▸ **Problem**:
Filter the records below for the word "image". Copy each line that holds it.

▸ **Task input**:
- - - - - - -

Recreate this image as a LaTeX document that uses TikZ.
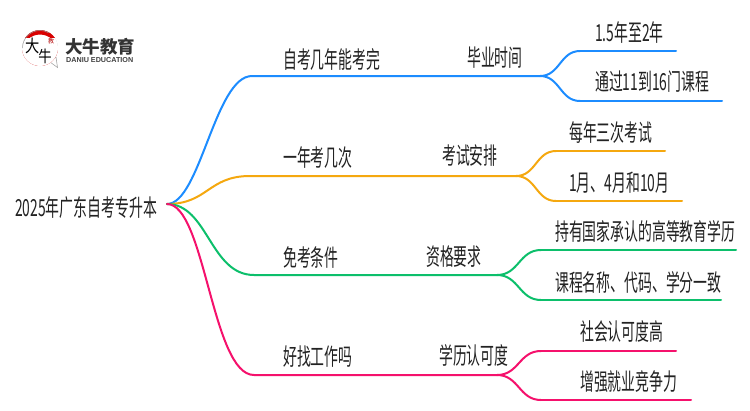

- - - - - - -

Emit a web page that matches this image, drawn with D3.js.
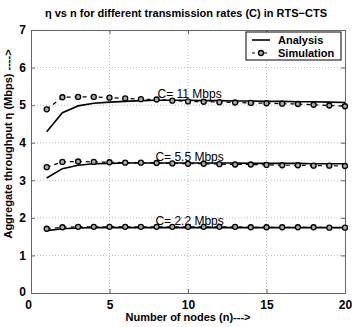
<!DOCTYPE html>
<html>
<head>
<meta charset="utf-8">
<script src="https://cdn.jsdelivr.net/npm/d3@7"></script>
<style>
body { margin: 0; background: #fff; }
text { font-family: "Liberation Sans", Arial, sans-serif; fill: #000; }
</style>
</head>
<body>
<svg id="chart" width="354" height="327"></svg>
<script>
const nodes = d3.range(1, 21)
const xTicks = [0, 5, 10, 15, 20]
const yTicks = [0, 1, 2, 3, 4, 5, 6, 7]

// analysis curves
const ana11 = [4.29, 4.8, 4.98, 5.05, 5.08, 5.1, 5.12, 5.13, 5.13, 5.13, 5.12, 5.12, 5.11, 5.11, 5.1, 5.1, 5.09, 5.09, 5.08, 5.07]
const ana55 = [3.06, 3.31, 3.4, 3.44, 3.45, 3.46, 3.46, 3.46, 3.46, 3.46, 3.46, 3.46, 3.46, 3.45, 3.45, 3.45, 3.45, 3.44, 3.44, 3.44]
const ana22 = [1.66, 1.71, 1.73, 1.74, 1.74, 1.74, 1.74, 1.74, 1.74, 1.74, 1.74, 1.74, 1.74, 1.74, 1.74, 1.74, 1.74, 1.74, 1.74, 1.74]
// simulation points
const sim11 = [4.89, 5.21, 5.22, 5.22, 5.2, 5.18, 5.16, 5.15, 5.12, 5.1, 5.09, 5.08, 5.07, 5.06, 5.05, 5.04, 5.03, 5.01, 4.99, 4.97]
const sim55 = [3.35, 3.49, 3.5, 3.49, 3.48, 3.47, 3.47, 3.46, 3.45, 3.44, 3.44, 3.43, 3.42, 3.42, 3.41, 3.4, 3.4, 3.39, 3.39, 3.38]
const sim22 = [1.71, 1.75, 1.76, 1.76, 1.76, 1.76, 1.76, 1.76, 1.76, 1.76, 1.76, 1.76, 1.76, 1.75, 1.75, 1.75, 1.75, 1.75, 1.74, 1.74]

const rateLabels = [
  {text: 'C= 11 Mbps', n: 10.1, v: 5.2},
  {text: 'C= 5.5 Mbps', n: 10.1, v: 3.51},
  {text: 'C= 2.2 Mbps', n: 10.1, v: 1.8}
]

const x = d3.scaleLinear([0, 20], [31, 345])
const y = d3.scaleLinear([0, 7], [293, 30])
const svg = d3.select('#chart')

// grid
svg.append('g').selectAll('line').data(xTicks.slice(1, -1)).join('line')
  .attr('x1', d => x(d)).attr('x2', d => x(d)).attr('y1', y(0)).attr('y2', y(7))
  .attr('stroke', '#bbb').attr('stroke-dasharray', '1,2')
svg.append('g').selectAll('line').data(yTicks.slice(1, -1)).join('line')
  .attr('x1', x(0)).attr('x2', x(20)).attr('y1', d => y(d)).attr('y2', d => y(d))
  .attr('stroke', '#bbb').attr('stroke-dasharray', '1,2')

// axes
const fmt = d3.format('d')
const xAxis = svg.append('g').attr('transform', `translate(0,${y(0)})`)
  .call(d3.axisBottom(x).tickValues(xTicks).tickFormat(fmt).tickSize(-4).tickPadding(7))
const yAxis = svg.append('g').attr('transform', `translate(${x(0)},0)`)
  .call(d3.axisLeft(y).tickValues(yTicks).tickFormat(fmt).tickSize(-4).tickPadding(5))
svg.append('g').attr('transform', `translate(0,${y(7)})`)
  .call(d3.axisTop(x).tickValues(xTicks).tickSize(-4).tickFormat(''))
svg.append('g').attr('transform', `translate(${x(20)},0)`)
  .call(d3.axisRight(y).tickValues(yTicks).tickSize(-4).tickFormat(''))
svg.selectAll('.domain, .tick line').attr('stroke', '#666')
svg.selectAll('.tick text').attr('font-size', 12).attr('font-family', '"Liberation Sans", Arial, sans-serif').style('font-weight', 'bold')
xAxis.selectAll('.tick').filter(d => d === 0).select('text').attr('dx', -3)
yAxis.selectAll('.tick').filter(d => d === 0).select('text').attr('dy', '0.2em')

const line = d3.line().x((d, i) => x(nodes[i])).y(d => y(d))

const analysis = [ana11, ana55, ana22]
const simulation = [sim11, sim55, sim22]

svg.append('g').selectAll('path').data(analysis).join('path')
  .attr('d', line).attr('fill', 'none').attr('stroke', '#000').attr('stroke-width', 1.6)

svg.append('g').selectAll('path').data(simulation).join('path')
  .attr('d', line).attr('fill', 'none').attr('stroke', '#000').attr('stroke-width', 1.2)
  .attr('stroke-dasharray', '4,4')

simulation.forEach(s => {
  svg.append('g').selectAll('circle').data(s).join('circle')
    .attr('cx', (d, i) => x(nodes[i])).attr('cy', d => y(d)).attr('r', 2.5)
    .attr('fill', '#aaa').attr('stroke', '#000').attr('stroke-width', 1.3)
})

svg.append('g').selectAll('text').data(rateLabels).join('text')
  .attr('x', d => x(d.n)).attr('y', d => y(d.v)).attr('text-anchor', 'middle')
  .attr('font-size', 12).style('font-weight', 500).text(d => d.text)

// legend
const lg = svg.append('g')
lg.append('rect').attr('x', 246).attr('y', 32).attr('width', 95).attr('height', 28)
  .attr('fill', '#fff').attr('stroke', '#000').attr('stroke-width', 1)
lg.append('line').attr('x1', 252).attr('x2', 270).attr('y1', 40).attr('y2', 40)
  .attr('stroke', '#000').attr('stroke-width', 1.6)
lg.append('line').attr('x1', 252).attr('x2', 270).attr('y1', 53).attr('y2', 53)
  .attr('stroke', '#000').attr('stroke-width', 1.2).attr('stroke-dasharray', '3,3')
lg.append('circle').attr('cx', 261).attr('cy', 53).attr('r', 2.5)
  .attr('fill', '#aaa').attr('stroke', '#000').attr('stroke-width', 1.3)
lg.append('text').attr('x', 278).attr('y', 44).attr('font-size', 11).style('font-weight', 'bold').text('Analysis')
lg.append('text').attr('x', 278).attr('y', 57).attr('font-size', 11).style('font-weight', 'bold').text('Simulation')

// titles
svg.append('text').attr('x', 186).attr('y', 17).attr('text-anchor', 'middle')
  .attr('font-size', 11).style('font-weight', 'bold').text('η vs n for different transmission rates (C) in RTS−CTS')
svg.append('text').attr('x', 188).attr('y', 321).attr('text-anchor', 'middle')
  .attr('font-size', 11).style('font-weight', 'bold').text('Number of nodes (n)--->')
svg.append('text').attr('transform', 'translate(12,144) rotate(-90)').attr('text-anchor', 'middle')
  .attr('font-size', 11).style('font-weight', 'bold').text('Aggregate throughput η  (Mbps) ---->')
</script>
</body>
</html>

- - - - - - -

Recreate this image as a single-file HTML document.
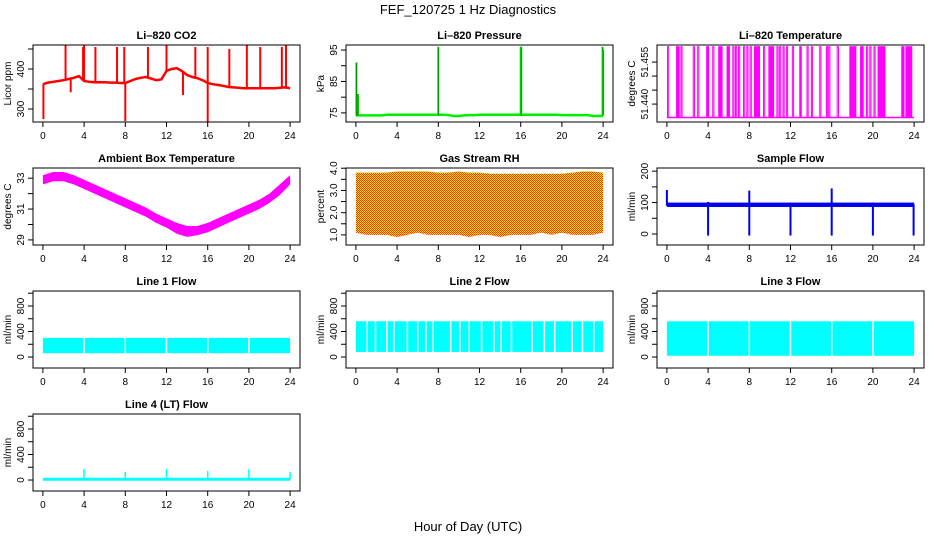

- - - - - - -

▸ **Written answer**:
Recreate this image as a LaTeX document that uses TikZ.
Emit a web page that matches this image, drawn with D3.js.
Recreate this image as a single-file HTML document.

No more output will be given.